By Ivi Fung
Many will recognise immediately what is in the middle of the film slide – a portrait of the first Chairman of the People’s Republic of China (PRC), Mao Zedong. The photograph was a material representation of Mao’s cult of personality at its height.
Suzanne Helen Paine, the photographer of this slide, was a young economist and Marxist who toured China with the Cambridge economic professor Joan Robinson during the Chinese Cultural Revolution (1966-76). It was a time when students stormed administrations and political leaders were preoccupied with power struggles. Alongside with a collapse of social order, the period saw the rock bottom of diplomatic exchange with western states. Paine and Robinson were among the few foreigners who were openly sympathetic to PRC and recieved an entry permit to set foot in the Mainland. Paine’s collection of photos and Robinson’s field notes presented a China with a thriving economy and satisfied, hardworking people.

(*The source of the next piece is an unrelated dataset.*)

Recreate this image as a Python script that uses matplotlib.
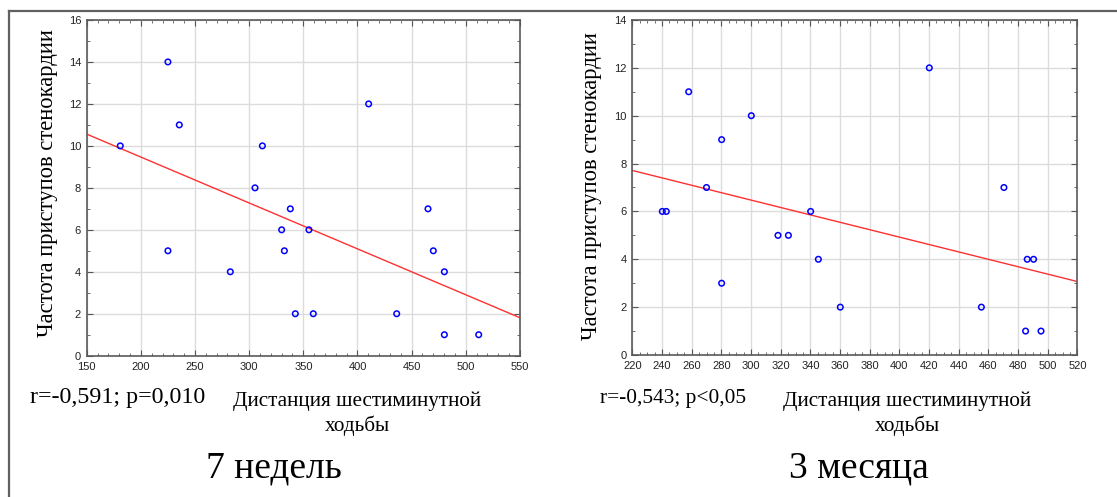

More informative is what is absent in the photo. The tourists’ lavish experience was very much standardised and controlled by the Chinese government. Almost all visitors went through the same official tour, talked to the same workers and students, and were accompanied by the same translators. What was not captured by tourists, but rather demonstrated later by first-hand biographies and recently-released county chronicles, were the poverty, mass deportation, violence, power plays, and political persecutions. The slide is a reminder of the usefulness of individual sources, but also their limitations in writing and reading history.